A New Year’s resolution to accept others as they are does not mean we should  abandon our own core beliefs and values.  Nor is it about being a doormat and victim.  Instead, it is about a spiritual form of finding peace for ourselves and encouraging it with others.  It’s about finding the kind of inner confidence in ourselves such that we have no insecure impulses to find fault in others.  It means accepting that we alone are responsible for our happiness and success in life.  We cannot expect others to create it for us or to always please us.  Indeed, accepting others for who they are lets go of self-centered thinking that others around us must act and behave as we wish them to act and behave.
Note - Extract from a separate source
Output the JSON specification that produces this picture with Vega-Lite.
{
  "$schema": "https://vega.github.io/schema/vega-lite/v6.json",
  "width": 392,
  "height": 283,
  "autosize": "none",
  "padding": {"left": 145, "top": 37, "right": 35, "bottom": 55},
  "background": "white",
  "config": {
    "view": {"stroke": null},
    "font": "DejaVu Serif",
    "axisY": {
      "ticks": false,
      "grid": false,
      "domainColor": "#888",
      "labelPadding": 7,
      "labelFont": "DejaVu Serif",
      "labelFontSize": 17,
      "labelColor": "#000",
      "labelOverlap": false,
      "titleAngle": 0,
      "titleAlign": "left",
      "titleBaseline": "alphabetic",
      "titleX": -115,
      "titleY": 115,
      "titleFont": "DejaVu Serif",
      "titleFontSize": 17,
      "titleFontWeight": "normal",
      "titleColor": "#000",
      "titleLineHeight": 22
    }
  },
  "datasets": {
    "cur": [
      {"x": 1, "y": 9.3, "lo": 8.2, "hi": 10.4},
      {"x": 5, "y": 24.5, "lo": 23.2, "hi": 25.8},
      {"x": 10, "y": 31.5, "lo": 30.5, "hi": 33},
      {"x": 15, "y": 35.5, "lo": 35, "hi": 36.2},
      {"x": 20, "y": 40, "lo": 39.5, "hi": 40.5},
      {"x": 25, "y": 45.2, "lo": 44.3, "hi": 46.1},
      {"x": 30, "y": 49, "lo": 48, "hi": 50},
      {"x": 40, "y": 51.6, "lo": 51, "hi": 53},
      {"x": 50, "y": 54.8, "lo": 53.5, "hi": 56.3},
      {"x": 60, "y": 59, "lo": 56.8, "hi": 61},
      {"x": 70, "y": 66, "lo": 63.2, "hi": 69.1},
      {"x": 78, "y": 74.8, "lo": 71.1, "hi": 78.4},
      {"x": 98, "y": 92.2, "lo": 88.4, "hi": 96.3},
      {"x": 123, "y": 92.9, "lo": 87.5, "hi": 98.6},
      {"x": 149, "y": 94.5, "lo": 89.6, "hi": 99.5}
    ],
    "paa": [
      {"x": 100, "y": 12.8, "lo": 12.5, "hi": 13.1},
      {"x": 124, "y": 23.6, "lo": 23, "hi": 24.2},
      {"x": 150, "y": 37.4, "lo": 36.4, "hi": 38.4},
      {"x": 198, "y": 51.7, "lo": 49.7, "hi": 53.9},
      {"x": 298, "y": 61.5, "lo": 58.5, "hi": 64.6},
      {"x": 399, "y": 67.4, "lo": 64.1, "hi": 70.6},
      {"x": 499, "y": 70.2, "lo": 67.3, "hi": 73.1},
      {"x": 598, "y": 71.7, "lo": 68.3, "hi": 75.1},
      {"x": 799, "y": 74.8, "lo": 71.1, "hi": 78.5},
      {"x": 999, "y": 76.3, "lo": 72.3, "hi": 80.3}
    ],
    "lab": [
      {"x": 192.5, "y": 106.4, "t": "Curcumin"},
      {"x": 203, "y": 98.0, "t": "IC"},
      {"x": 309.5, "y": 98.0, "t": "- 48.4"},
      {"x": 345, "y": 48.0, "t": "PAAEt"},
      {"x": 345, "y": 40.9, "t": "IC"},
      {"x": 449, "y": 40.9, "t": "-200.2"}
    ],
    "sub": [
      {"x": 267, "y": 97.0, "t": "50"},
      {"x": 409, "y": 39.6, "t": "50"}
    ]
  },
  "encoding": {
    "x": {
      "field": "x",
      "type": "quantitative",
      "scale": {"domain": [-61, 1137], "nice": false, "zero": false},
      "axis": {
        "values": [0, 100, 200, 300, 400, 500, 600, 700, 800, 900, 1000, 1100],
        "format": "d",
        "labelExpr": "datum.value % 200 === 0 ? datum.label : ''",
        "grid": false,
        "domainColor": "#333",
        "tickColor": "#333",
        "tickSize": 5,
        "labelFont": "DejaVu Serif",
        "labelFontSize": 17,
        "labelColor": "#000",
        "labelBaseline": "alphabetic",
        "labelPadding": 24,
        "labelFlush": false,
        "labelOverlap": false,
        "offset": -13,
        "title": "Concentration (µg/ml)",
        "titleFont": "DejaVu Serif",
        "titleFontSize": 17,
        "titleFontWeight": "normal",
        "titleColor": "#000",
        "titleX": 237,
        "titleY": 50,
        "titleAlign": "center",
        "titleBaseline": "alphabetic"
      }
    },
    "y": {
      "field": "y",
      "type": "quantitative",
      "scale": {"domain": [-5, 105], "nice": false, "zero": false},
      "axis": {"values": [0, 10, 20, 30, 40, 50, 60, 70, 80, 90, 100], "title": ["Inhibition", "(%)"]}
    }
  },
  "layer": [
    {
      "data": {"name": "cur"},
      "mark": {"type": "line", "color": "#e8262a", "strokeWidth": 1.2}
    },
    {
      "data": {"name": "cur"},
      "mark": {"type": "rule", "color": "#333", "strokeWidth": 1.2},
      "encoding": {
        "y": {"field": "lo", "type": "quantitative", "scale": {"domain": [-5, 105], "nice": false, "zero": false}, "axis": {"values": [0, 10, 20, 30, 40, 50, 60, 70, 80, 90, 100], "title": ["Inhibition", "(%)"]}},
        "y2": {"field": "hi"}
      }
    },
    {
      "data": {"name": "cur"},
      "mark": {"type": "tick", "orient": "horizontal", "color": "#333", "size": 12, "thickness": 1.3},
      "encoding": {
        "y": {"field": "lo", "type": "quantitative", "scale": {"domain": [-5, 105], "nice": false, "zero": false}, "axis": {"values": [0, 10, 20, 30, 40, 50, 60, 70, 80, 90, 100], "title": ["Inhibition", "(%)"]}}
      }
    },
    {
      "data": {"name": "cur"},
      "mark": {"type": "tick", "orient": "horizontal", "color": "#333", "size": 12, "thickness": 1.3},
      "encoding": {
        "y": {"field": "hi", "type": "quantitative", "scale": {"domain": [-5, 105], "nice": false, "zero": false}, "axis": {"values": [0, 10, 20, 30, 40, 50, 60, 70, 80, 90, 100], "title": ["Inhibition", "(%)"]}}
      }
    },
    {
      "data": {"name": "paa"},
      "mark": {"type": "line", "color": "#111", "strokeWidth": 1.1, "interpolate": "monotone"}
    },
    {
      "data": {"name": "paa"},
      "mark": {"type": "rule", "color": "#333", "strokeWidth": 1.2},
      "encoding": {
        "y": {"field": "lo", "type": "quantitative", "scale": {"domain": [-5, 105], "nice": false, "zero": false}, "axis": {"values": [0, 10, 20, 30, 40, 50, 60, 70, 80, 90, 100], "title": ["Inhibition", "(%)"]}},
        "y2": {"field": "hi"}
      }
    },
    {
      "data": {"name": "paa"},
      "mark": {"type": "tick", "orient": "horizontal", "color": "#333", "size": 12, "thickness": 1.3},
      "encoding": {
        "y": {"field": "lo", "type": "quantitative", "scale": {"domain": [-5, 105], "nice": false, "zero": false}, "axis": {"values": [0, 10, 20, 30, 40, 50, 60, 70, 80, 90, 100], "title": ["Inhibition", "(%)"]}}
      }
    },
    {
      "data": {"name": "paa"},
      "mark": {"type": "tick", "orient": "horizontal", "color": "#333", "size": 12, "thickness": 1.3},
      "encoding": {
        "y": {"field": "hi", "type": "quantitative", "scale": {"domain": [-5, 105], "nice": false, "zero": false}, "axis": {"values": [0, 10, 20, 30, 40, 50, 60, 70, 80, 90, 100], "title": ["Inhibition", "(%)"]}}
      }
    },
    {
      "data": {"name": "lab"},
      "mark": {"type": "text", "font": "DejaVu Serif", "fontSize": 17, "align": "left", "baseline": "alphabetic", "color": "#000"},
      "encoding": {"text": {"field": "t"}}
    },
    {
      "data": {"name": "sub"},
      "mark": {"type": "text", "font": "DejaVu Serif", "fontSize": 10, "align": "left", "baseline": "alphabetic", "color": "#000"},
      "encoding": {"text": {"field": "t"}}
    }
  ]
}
Imagine a world where everyone acts as Colonel Pickering does in the play “Pygmalion” – one who treated everyone as a Duke or Duchess. Imagine a world that follows the examples of Jesus, Buddha, Muhammad and Gandhi – those who sought not to judge others but to instead BE examples of peace and goodness themselves.  There is an old Christian cliche that rings true in this regard – one that few Christians truly follow but one that all people could heed.  The saying encourages people to preach the good news of love, generosity and forgiveness as often as possible and, only when absolutely necessary, to use words.  The moral of that saying is to focus on the self and act according to the ideals all of us claim to admire.  We must walk our talk.  Let us not judge as much as let us love.  Let us not seek change in others as much as we seek it in ourselves.  Only by each person working to improve their own inner selves will the world be a better place.

I have many pieces of wood in my eyes.  I assume some of you have a few in your own.  Whether they be bits of sawdust or large planks, such differences about us are what makes the world a beautiful, engaging and fascinating place.  Let us resolve to accept others – and ourselves –  without blame or fault.  And let us acknowledge that if change is needed, it can only come from within.

I wish us all a peaceful and joyous New Year.